Last month, Russian journalists were put on notice. President Vladimir Putin’s government informed them that 50% of the news they reported had to be positive.
This meant that no matter what was going on in Russian society — plague, pestilence, corruption or another Chernobyl — members of the press corps had to ensure that their reporting informed the Russian public that its cup was at least half full.
A leader like Putin obviously prefers news that portrays the cup running over, but in a Stalin-esque gesture of compromise, he instructed journalists to meet him halfway. Or else.
The good news is, every story may have some good news. The bad news is, bad news may be reported as good news.
If another Chernobyl occurs, Russian journalists will simply have to report that although a nuclear meltdown has poisoned thousands and will lead to ghastly genetic mutations, thousands of acres around the damaged nuclear facility will become dirt-cheap real estate and it’ll be a buyer’s market. After a stark headline announcing the catastrophe, a subhead will say Invest now, comrade, and the government will throw in a six-legged cow.
It’s easy to be smug and poke fun at the hapless Russians, but the truth is we’re not a whole lot better off.
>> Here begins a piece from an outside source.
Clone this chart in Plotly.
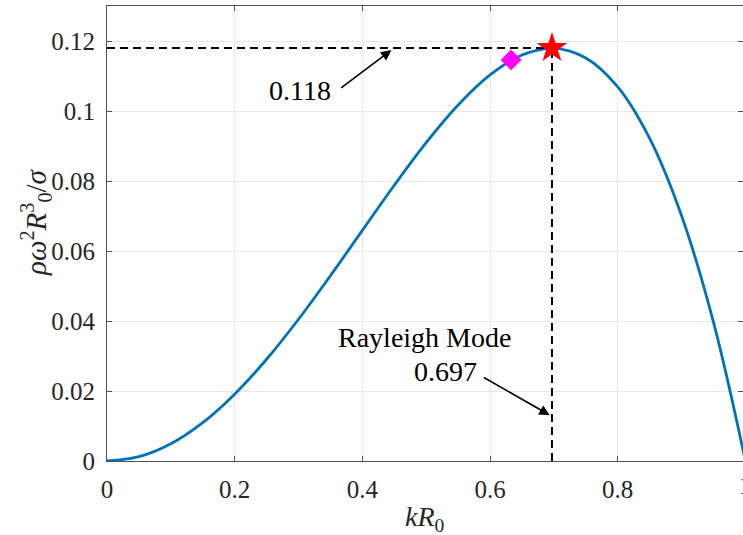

Our founding fathers made special provisions for a free press in the 1st Amendment to the U.S. Constitution but, unfortunately, our press isn’t really free. Especially to do the job it was meant to do.
Media outlets pay the bills with advertising revenues. These revenues are generated by businesses or large corporations that can afford large advertising budgets. These companies are generally politically conservative and solely devoted increasing their profit margins. Their top priorities usually preclude forward thinking, social accountability and adherence to methods of long-term, responsible productivity. From this point forward, they become entities media outlets should be criticizing, not receiving their marching orders from.
Profit-mongering sponsors truncate a serious media outlet’s most indispensable functions, preventing it from keeping us informed, scrutinizing our political processes and challenging us stay abreast of the events that define or confine our existence. In short, corporate America obstructs long-term media vigilance to ensure its own short-term economic prosperity.
It works like this: controversial reporting, expository programming and challenging editorial commentary confound, frustrate and unsettle Joe Q. Public. Joe Q. Public tunes out anything he doesn’t agree with or like to hear. Corporate advertisers want Joe Q. Public’s attention (especially in the form of an receptive predisposition). If a well-meaning media outlet interrupts Joe Q. Public’s pleasant daydreams or airs or publishes something large corporate advertisers think might wake Joe Q. Public up or scratch his head or simply grimace, they seek other outlets to peddle there wares.
Most media outlets cannot afford let this happen, but if they allow corporate America to involve them in profit-mongering or force them to pander to the whims of Joe Q. Public, the free press no longer fulfills its mission. It simply mimics contemporary politicians who follow the path of least resistance and try to please everyone during a campaign year. But unlike an elected representative, a media outlet’s campaign runs year-round, year after year.
In the last eight months, the weekday circulation of the average U.S. newspaper has fallen 2%. The weekday circulation of our hometown newspaper, the Fort Worth Star Telegram, fell almost four percent.
This drastic drop-off obviously led in some way to the paper’s new aesthetic reconfiguration. Staffers redesigned the entire broadsheet, incorporating USA Today-like graphics, switching to posh typography and utilizing simpleton-friendly copy arrangements.
But the problem with declining newspaper circulations and discredited media outlets is not the packaging. It’s the product. For most of the last seven years, our press has not done its job. Up until the last year or so, it let President Bush and the Republican Party lead it around by the nose, told Joe Q. Public what he wanted to hear (instead of what he needed to hear) and remained blasé and noncommittal when it should have been blistering.
The American media has lost its credibility and new layouts and/or complimentary colors are not going to restore it. Fortunately — for the first time in a long time — Joe Q. Public is weary of political charade, open to dissenting voices and ripe for spirited forums.
Instead of spiffing up the décor, media outlets like the Star Telegram need to rededicate themselves to watchful diligence and editorial courage. For instance, the Telegram needs to resuscitate or sufficiently replace Molly Ivins (Garrison Keillor is insightful and fun, but too abstract) and jettison asinine, Neocon apologists like Cal Thomas and Don Erler. Thomas and Erler bet on the wrong horse and now all they spend their copy space doing is qualifying their original, unenlightened positions.
The Telegram doesn’t have to take a side; it just needs to stop hedging its bets. The Bush devolution is over and media obsequiousness is no longer a sound business plan.
Skip the nifty graphics and bring on fresh voices, singular vision and editorial integrity. Something like Fox News, except with heart and a conscience.
The cup was more than half empty in this country for a long time. Give it to us genuinely and straight and your ratings and readership will climb.